Friday, July 26, 2013

A Response to Arguments Against Shared Parenting

Attorney Bill Eddy offered these Thoughts on Shared Parenting Presumptions – Part I where argues against a shared parenting presumption. His arguments seemed rather poor to me and I entered this response. Since I don't know if this comment is going to be allowed (it hasn't posted yet), I repost it here, so it doesn't get lost:

"Thanks for this post and for raising these issues, which I am currently researching both for personal and scholarly interest. My understanding of them is very much in development. But, based on my understanding of these issues so far, I have these reactions. 
First, a shared parenting *presumption* does not *impose* relatively equal parenting time: that would be for a final judgment. 
But a presumption is just a presumption, and presumptions can be overridden for good reasons. 
My understanding is that now, in most states, there is at least a “de facto” presumption in favor of one parent having the child(ren) most of the time.

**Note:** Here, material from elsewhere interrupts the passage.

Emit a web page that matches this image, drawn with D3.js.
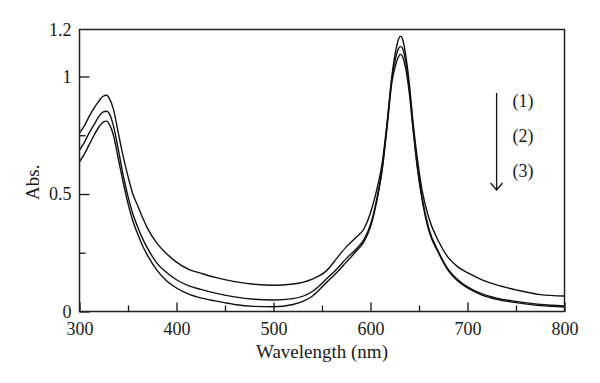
<!DOCTYPE html>
<html>
<head>
<meta charset="utf-8">
<script src="https://cdn.jsdelivr.net/npm/d3@7"></script>
<style>
  body { margin: 0; background: #fff; }
  svg { display: block; }
  text { font-family: "Liberation Serif", "DejaVu Serif", serif; fill: #1a1a1a; }
</style>
</head>
<body>
<svg id="chart" width="600" height="383"></svg>
<script>
// wavelength (nm) sampled off the figure
const wavelengths = [300, 305, 310, 315, 320, 324, 328, 331, 335, 340, 345, 350, 355, 360, 365, 370, 380, 390, 400, 412, 425, 440, 460, 480, 500, 520, 540, 555, 565, 575, 585, 593, 600, 606, 612, 617, 622, 626, 629, 631, 633, 636, 640, 644, 648, 653, 660, 670, 680, 690, 700, 715, 730, 750, 775, 800];

// absorbance of the three spectra
const abs1 = [0.76, 0.79, 0.83, 0.865, 0.895, 0.915, 0.92, 0.905, 0.86, 0.76, 0.66, 0.575, 0.5, 0.45, 0.4, 0.355, 0.29, 0.245, 0.21, 0.18, 0.163, 0.145, 0.127, 0.116, 0.112, 0.117, 0.138, 0.175, 0.225, 0.275, 0.315, 0.35, 0.42, 0.51, 0.63, 0.8, 1.0, 1.11, 1.16, 1.172, 1.16, 1.1, 0.97, 0.8, 0.66, 0.52, 0.4, 0.3, 0.23, 0.19, 0.165, 0.135, 0.113, 0.092, 0.072, 0.066];
const abs2 = [0.687, 0.72, 0.76, 0.795, 0.83, 0.848, 0.852, 0.84, 0.79, 0.69, 0.58, 0.49, 0.415, 0.36, 0.31, 0.27, 0.205, 0.165, 0.135, 0.11, 0.094, 0.078, 0.062, 0.052, 0.049, 0.055, 0.085, 0.14, 0.18, 0.225, 0.265, 0.305, 0.37, 0.47, 0.61, 0.79, 0.99, 1.08, 1.12, 1.127, 1.12, 1.07, 0.95, 0.78, 0.63, 0.49, 0.355, 0.255, 0.18, 0.135, 0.105, 0.075, 0.057, 0.043, 0.03, 0.024];
const abs3 = [0.637, 0.67, 0.71, 0.75, 0.785, 0.805, 0.81, 0.795, 0.75, 0.65, 0.55, 0.46, 0.385, 0.33, 0.28, 0.24, 0.175, 0.13, 0.1, 0.075, 0.058, 0.045, 0.03, 0.022, 0.02, 0.03, 0.065, 0.125, 0.165, 0.21, 0.255, 0.295, 0.36, 0.46, 0.6, 0.78, 0.975, 1.05, 1.085, 1.094, 1.085, 1.04, 0.93, 0.77, 0.62, 0.48, 0.345, 0.25, 0.175, 0.13, 0.1, 0.07, 0.052, 0.038, 0.025, 0.019];

const xTicks = [300, 400, 500, 600, 700, 800];
const xMinorTicks = [350, 450, 550, 650, 750];
const yTicks = [0, 0.5, 1, 1.2];
const yMinorTicks = [0.25, 0.75];
const legendLabels = ["(1)", "(2)", "(3)"];

const serif = "'Liberation Serif', 'DejaVu Serif', serif";
const svg = d3.select("#chart");
const margin = { top: 29.5, right: 35.5, bottom: 71.5, left: 79.5 };
const width = 600 - margin.left - margin.right;
const height = 383 - margin.top - margin.bottom;

const x = d3.scaleLinear().domain([300, 800]).range([0, width]);
const y = d3.scaleLinear().domain([0, 1.2]).range([height, 0]);

const g = svg.append("g").attr("transform", `translate(${margin.left},${margin.top})`);

// spectra
const line = d3
  .line()
  .x((d) => x(d[0]))
  .y((d) => y(d[1]))
  .curve(d3.curveMonotoneX);

[abs1, abs2, abs3].forEach((s) => {
  g.append("path")
    .datum(wavelengths.map((w, i) => [w, s[i]]))
    .attr("d", line)
    .attr("fill", "none")
    .attr("stroke", "#111")
    .attr("stroke-width", 1.4);
});

// inward ticks, major + minor
const xAxis = g
  .append("g")
  .attr("transform", `translate(0,${height})`)
  .call(d3.axisBottom(x).tickValues(xTicks).tickSize(-9).tickPadding(11).tickFormat(d3.format("d")));
g.append("g")
  .attr("transform", `translate(0,${height})`)
  .call(d3.axisBottom(x).tickValues(xMinorTicks).tickSize(-6).tickFormat(""));

const yAxis = g
  .append("g")
  .call(d3.axisLeft(y).tickValues(yTicks).tickSize(-10).tickPadding(8).tickFormat((d) => d));
yAxis.selectAll(".tick").filter((d) => d === 1.2).select("line").remove();
g.append("g").call(d3.axisLeft(y).tickValues(yMinorTicks).tickSize(-6).tickFormat(""));

g.selectAll(".domain").remove();
g.selectAll(".tick line").attr("stroke", "#111").attr("stroke-width", 1.3);
xAxis.attr("font-family", serif);
yAxis.attr("font-family", serif);
g.selectAll(".tick text").style("font-size", "18px").style("font-family", serif).attr("fill", "#1a1a1a");
xAxis.selectAll(".tick text").attr("dy", "0.7em");

// frame
g.append("rect")
  .attr("width", width)
  .attr("height", height)
  .attr("fill", "none")
  .attr("stroke", "#222")
  .attr("stroke-width", 1.5);

// axis titles
g.append("text")
  .attr("x", width / 2)
  .attr("y", height + 46)
  .attr("text-anchor", "middle")
  .style("font-size", "19px")
  .style("font-family", serif)
  .text("Wavelength (nm)");

g.append("text")
  .attr("transform", `translate(${-41},${y(0.55)}) rotate(-90)`)
  .attr("text-anchor", "middle")
  .style("font-size", "19px")
  .style("font-family", serif)
  .text("Abs.");

// arrow + labels
const arrowX = x(730);
const a0 = y(0.93);
const a1 = y(0.517);
g.append("path")
  .attr("d", `M${arrowX},${a0}V${a1}M${arrowX - 6},${a1 - 7}L${arrowX},${a1}L${arrowX + 6},${a1 - 7}`)
  .attr("fill", "none")
  .attr("stroke", "#111")
  .attr("stroke-width", 1.3);

const labelY = [0.891, 0.74, 0.592];
g.selectAll(".lbl")
  .data(legendLabels)
  .enter()
  .append("text")
  .attr("x", x(746.5))
  .attr("y", (d, i) => y(labelY[i]))
  .attr("dy", "0.27em")
  .style("font-size", "18px")
  .style("font-family", serif)
  .text((d) => d);
</script>
</body>
</html>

I do not know if this is an official presumption anywhere (again, my knowledge here is limited) but at least in my state, ‘the system’ is set up that way: e.g., the child support system presumes that one parent will have the child(ren) most of the time.
To deviate from that system, in favor of a 50/50 shared parenting arrangement, is an uphill battle: at least that’s the experience of many parents. This battle results from a defacto presumption against shared parenting. 
How “burdensome” is it to override a 50-50 presumption? How burdensome is it to override a presumption in favor of a non-custodial parent having their child(ren) every other weekend and one night a week? 
How do these burdens compare? Which presumption, at least of these two options, is a better starting place? 
You write that you “have fought for and won 50-50% schedules”. Would that fight have been easier, and less expensive for the client, with a 50-50 presumption? 
You say “it would be a step backwards to now impose such a broad presumption.” But if there is a current presumption in place, would it be a step forward to *reject* it? 
Finally, a presumption of any kind doesn’t “take away” any need for flexible thinking or anything else. A presumption doesn’t have, or needn’t have, any of the bad consequences you suggest: it doesn’t preclude flexibility, doesn’t prevent change, doesn’t prevent the need for teamwork, or anything that you mention in the second half of your essay. 
There are complex issues here, and each case is different, but as a matter of policy, I don’t see good reasons here to recommend strongly against a presumption of relatively equal parenting time since, prima facie and all else being equal, that is the best outcome for all involved, the parents and child(ren).

Again, thank you for posting this. I look forward to your future posts on this issue, and hope to find your past posts."